Confessions of a selfish dad
This post has been bubbling around in my head since Father’s Day.
Do any other dads feel this way? I’m frustrated with the way I seem to always think of myself (or just my stuff) before my kid. I have two stories that seem to cement this in my head.
After a short afternoon playing in the park, Jack was walking back to the car with me, and tripped over his feet. He scraped his lip on the sidewalk, and blood started dripping everywhere. Instead of cradling him on my shoulder (like he needed), I was afraid I’d get blood on my shirt, and held him out awkwardly so it dripped on the ground.
What a schmuck (that’s what my journal says too)! How did I get hired for this gig anyway; valuing my clothes over the love my son needs.

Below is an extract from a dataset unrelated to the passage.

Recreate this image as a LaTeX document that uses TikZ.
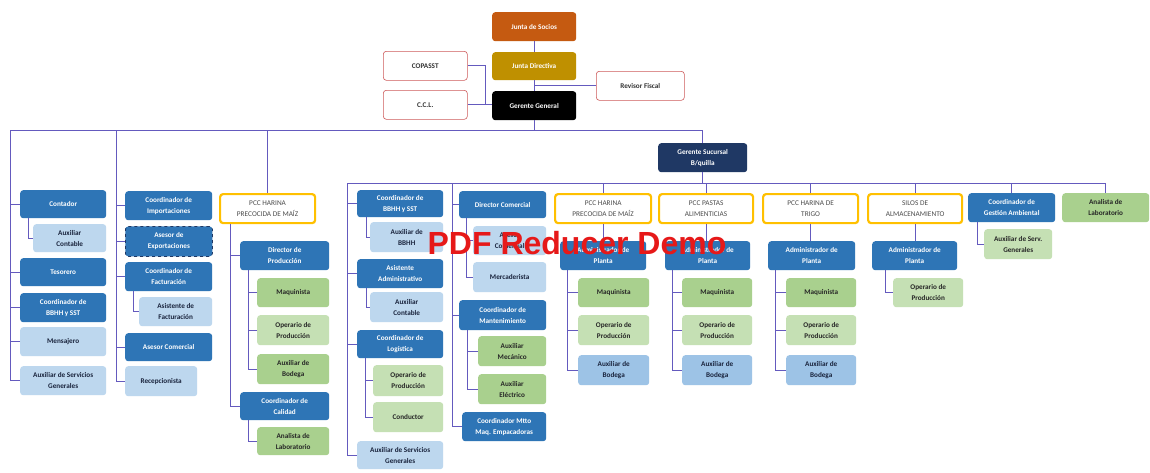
\documentclass[tikz,border=0pt]{standalone}
\usepackage{fontspec}
\setmainfont{Carlito}
\newfontfamily\wmfont{Liberation Sans}
\definecolor{dblue}{RGB}{46,117,182}
\definecolor{navy}{RGB}{31,56,100}
\definecolor{lblue}{RGB}{189,215,238}
\definecolor{mblue}{RGB}{157,195,230}
\definecolor{grn}{RGB}{169,208,142}
\definecolor{lgrn}{RGB}{197,224,180}
\definecolor{gold}{RGB}{255,192,0}
\definecolor{lnc}{RGB}{100,90,190}
\definecolor{orng}{RGB}{197,90,17}
\definecolor{dgold}{RGB}{191,144,0}
\definecolor{redb}{RGB}{205,90,90}
\definecolor{txtd}{RGB}{25,35,60}
\definecolor{wmred}{RGB}{230,25,25}
\newcommand{\bx}[7]{\node[#2, minimum width={#5pt-#3pt}, minimum height={#6pt-#4pt}] (#1) at (#3,#4) {#7};}
\tikzset{
 box/.style={rounded corners=3pt, anchor=north west, align=center, inner sep=1pt, font=\fontsize{7.2}{11}\selectfont\bfseries},
 db/.style={box, fill=dblue, text=white},
 dbd/.style={db, draw=navy, dashed, line width=0.8pt},
 nv/.style={box, fill=navy, text=white},
 lb/.style={box, fill=lblue, text=txtd},
 mb/.style={box, fill=mblue, text=txtd},
 gr/.style={box, fill=grn, text=black!85},
 lg/.style={box, fill=lgrn, text=black!85},
 pcc/.style={box, draw=gold, line width=2.2pt, fill=white, text=black!70, font=\fontsize{7.3}{10.5}\selectfont},
 wbox/.style={box, draw=redb, line width=0.6pt, fill=white, text=black!80},
 ln/.style={draw=lnc, line width=0.9pt},
}
\begin{document}
\begin{tikzpicture}[x=1pt,y=-1pt]
\fill[white] (0,0) rectangle (1150,472);
\useasboundingbox (0,0) rectangle (1150,472);
% top
\bx{js}{box, fill=orng, text=white}{492}{12}{576}{41}{Junta de Socios}
\bx{jd}{box, fill=dgold, text=white}{492}{52}{576}{80}{Junta Directiva}
\bx{gg}{box, fill=black, text=white}{492}{91}{576}{120}{Gerente General}
\bx{cop}{wbox}{383}{51}{467}{80}{COPASST}
\bx{ccl}{wbox}{383}{90}{467}{119}{C.C.L.}
\bx{rf}{wbox}{596}{71}{684}{100}{Revisor Fiscal}
\coordinate (j1) at (485,105);
\draw[ln] (js.south) -- (jd.north);
\draw[ln] (jd.south) -- (gg.north);
\draw[ln] (cop.east) -| (j1);
\draw[ln] (ccl.east) -- (ccl.east -| gg.west);
\draw[ln] (rf.west) -- (rf.west -| gg.north);
% main bar
\coordinate (b1L) at (10,130);
\coordinate (c2) at (116,130);
\bx{gs}{nv}{658}{143}{747}{172}{Gerente Sucursal\\B/quilla}
\draw[ln] (gg.south) -- (gg.south |- b1L);
\draw[ln] (b1L) -| (gs.north);
% col1
\bx{cont}{db}{20}{190}{106}{218}{Contador}
\bx{auxc1}{lb}{33}{224}{106}{252}{Auxiliar\\Contable}
\bx{teso}{db}{20}{258}{106}{286}{Tesorero}
\bx{rrhh1}{db}{20}{293}{106}{322}{Coordinador de\\BBHH y SST}
\bx{mens}{lb}{20}{327}{106}{356}{Mensajero}
\bx{asg1}{lb}{20}{366}{106}{395}{Auxiliar de Servicios\\Generales}
\draw[ln] (b1L) |- (asg1.west);
\foreach \n in {cont,teso,rrhh1,mens} \draw[ln] (\n.west) -- (\n.west -| b1L);
\coordinate (v1) at ([xshift=8pt]cont.south west);
\draw[ln] (v1) |- (auxc1.west);
% col2
\bx{imp}{db}{125}{191}{212}{220}{Coordinador de\\Importaciones}
\bx{expo}{dbd}{125}{226}{212}{256}{Asesor de\\Exportaciones}
\bx{fac}{db}{125}{262}{212}{291}{Coordinador de\\Facturación}
\bx{asf}{lb}{139}{297}{212}{326}{Asistente de\\Facturación}
\bx{ac1}{db}{125}{333}{212}{361}{Asesor Comercial}
\bx{rec}{lb}{125}{366}{197}{396}{Recepcionista}
\draw[ln] (c2) |- (rec.west);
\foreach \n in {imp,expo,fac,ac1} \draw[ln] (\n.west) -- (\n.west -| c2);
\coordinate (v2) at ([xshift=8pt]fac.south west);
\draw[ln] (v2) |- (asf.west);
% col3
\bx{pcc1}{pcc}{219}{193}{314}{222}{PCC HARINA\\PRECOCIDA DE MAÍZ}
\bx{dp}{db}{240}{241}{329}{270}{Director de\\Producción}
\bx{maq1}{gr}{257}{278}{329}{307}{Maquinista}
\bx{op1}{lg}{257}{315}{329}{345}{Operario de\\Producción}
\bx{ab1}{gr}{257}{354}{329}{384}{Auxiliar de\\Bodega}
\bx{cal}{db}{240}{392}{329}{420}{Coordinador de\\Calidad}
\bx{al1}{gr}{257}{427}{329}{455}{Analista de\\Laboratorio}
\draw[ln] (pcc1.north) -- (pcc1.north |- b1L);
\coordinate (v3) at ([xshift=11pt]pcc1.south west);
\draw[ln] (v3) |- (cal.west);
\draw[ln] (dp.west) -- (dp.west -| v3);
\coordinate (v3b) at ([xshift=8pt]dp.south west);
\draw[ln] (v3b) |- (ab1.west);
\foreach \n in {maq1,op1} \draw[ln] (\n.west) -- (\n.west -| v3b);
\coordinate (v3c) at ([xshift=8pt]cal.south west);
\draw[ln] (v3c) |- (al1.west);
% bar 2
\coordinate (b2L) at (347,183);
\coordinate (c5) at (452,183);
\bx{al5}{gr}{1062}{193}{1149}{222}{Analista de\\Laboratorio}
\draw[ln] (gs.south) -- (gs.south |- b2L);
\draw[ln] (b2L) -| (al5.north);
% col4
\bx{rrhh2}{db}{357}{190}{443}{217}{Coordinador de\\BBHH y SST}
\bx{auxbb}{lb}{370}{222}{443}{252}{Auxiliar de\\BBHH}
\bx{asad}{db}{357}{259}{443}{288}{Asistente\\Administrativo}
\bx{auxc2}{lb}{370}{292}{443}{322}{Auxiliar\\Contable}
\bx{logi}{db}{357}{330}{443}{358}{Coordinador de\\Logística}
\bx{op4}{lg}{373}{365}{443}{396}{Operario de\\Producción}
\bx{cond}{lg}{373}{402}{443}{432}{Conductor}
\bx{asg2}{lb}{357}{441}{443}{469}{Auxiliar de Servicios\\Generales}
\draw[ln] (b2L) |- (asg2.west);
\foreach \n in {rrhh2,asad,logi} \draw[ln] (\n.west) -- (\n.west -| b2L);
\coordinate (v4a) at ([xshift=9pt]rrhh2.south west);
\draw[ln] (v4a) |- (auxbb.west);
\coordinate (v4b) at ([xshift=9pt]asad.south west);
\draw[ln] (v4b) |- (auxc2.west);
\coordinate (v4c) at ([xshift=8pt]logi.south west);
\draw[ln] (v4c) |- (cond.west);
\draw[ln] (op4.west) -- (op4.west -| v4c);
% col5
\bx{dc}{db}{459}{191}{546}{218}{Director Comercial}
\bx{ac2}{lb}{473}{226}{546}{255}{Asesor\\Comercial}
\bx{merc}{lb}{473}{262}{546}{292}{Mercaderista}
\bx{mant}{db}{459}{300}{546}{330}{Coordinador de\\Mantenimiento}
\bx{amec}{gr}{478}{336}{546}{366}{Auxiliar\\Mecánico}
\bx{aele}{gr}{478}{374}{546}{404}{Auxiliar\\Eléctrico}
\bx{mtto}{db}{462}{412}{546}{441}{Coordinador Mtto\\Maq. Empacadoras}
\draw[ln] (c5) |- (mtto.west);
\foreach \n in {dc,mant} \draw[ln] (\n.west) -- (\n.west -| c5);
\coordinate (v5a) at ([xshift=7pt]dc.south west);
\draw[ln] (v5a) |- (merc.west);
\draw[ln] (ac2.west) -- (ac2.west -| v5a);
\coordinate (v5b) at ([xshift=8pt]mant.south west);
\draw[ln] (v5b) |- (aele.west);
\draw[ln] (amec.west) -- (amec.west -| v5b);
% col6
\bx{pcc2}{pcc}{554}{193}{650}{222}{PCC HARINA\\PRECOCIDA DE MAÍZ}
\bx{adm2}{db}{560}{241}{646}{270}{Administrador de\\Planta}
\bx{maq2}{gr}{578}{278}{649}{307}{Maquinista}
\bx{op2}{lg}{578}{315}{649}{345}{Operario de\\Producción}
\bx{ab2}{mb}{578}{355}{649}{385}{Auxiliar de\\Bodega}
% col7
\bx{pcc3}{pcc}{658}{193}{752}{222}{PCC PASTAS\\ALIMENTICIAS}
\bx{adm3}{db}{665}{241}{750}{270}{Administrador de\\Planta}
\bx{maq3}{gr}{682}{278}{752}{307}{Maquinista}
\bx{op3}{lg}{682}{315}{752}{345}{Operario de\\Producción}
\bx{ab3}{mb}{682}{355}{752}{385}{Auxiliar de\\Bodega}
% col8
\bx{pcc4}{pcc}{762}{193}{857}{222}{PCC HARINA DE\\TRIGO}
\bx{adm4}{db}{768}{241}{855}{270}{Administrador de\\Planta}
\bx{maq4}{gr}{786}{278}{856}{307}{Maquinista}
\bx{op5}{lg}{786}{315}{856}{345}{Operario de\\Producción}
\bx{ab4}{mb}{786}{355}{856}{385}{Auxiliar de\\Bodega}
\foreach \p/\a/\m/\o/\b in {pcc2/adm2/maq2/op2/ab2, pcc3/adm3/maq3/op3/ab3, pcc4/adm4/maq4/op5/ab4} {
  \draw[ln] (\p.north) -- (\p.north |- b2L);
  \draw[ln] (\p.south) -- (\p.south |- \a.north);
  \coordinate (vv) at ([xshift=7pt]\a.south west);
  \draw[ln] (vv) |- (\b.west);
  \draw[ln] (\m.west) -- (\m.west -| vv);
  \draw[ln] (\o.west) -- (\o.west -| vv);
}
% col9
\bx{pcc5}{pcc}{867}{193}{961}{222}{SILOS DE\\ALMACENAMIENTO}
\bx{adm5}{db}{872}{241}{957}{270}{Administrador de\\Planta}
\bx{op6}{lg}{893}{278}{963}{307}{Operario de\\Producción}
\draw[ln] (pcc5.north) -- (pcc5.north |- b2L);
\draw[ln] (pcc5.south) -- (pcc5.south |- adm5.north);
\coordinate (v9) at ([xshift=13pt]adm5.south west);
\draw[ln] (v9) |- (op6.west);
% col10
\bx{cga}{db}{968}{193}{1055}{222}{Coordinador de\\Gestión Ambiental}
\bx{asg3}{lg}{984}{229}{1052}{259}{Auxiliar de Serv.\\Generales}
\draw[ln] (cga.north) -- (cga.north |- b2L);
\coordinate (v10) at ([xshift=9pt]cga.south west);
\draw[ln] (v10) |- (asg3.west);
% watermark
\node[font=\wmfont\bfseries\fontsize{32}{32}\selectfont, text=wmred] (wm) at (577,243) {PDF Reducer Demo};
\end{tikzpicture}
\end{document}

The second time actually happened on Father’s Day weekend. Jack was working on a painting project for grandpas (red handprints and smears on bird feeders). Jack was freaked out after smearing the latex paint all over himself, and wanted to be held. We had the tub filling, but I had to transport him there. Instead of holding him close and taking him back, I grabbed his shoulders (upper arms) and held him out in front of me as I took him back to the tub.
Second time, what a schmuck!
What kind of a dad am I that I value my own crap over my kid? A shirt is easily replaced, that moment to comfort my child is not.
Am I the only one who struggles with this? How have you overcome it? What steps do you take to make sure your actions show you value your child(ren) more than your self or your stuff? I could really use advice on this.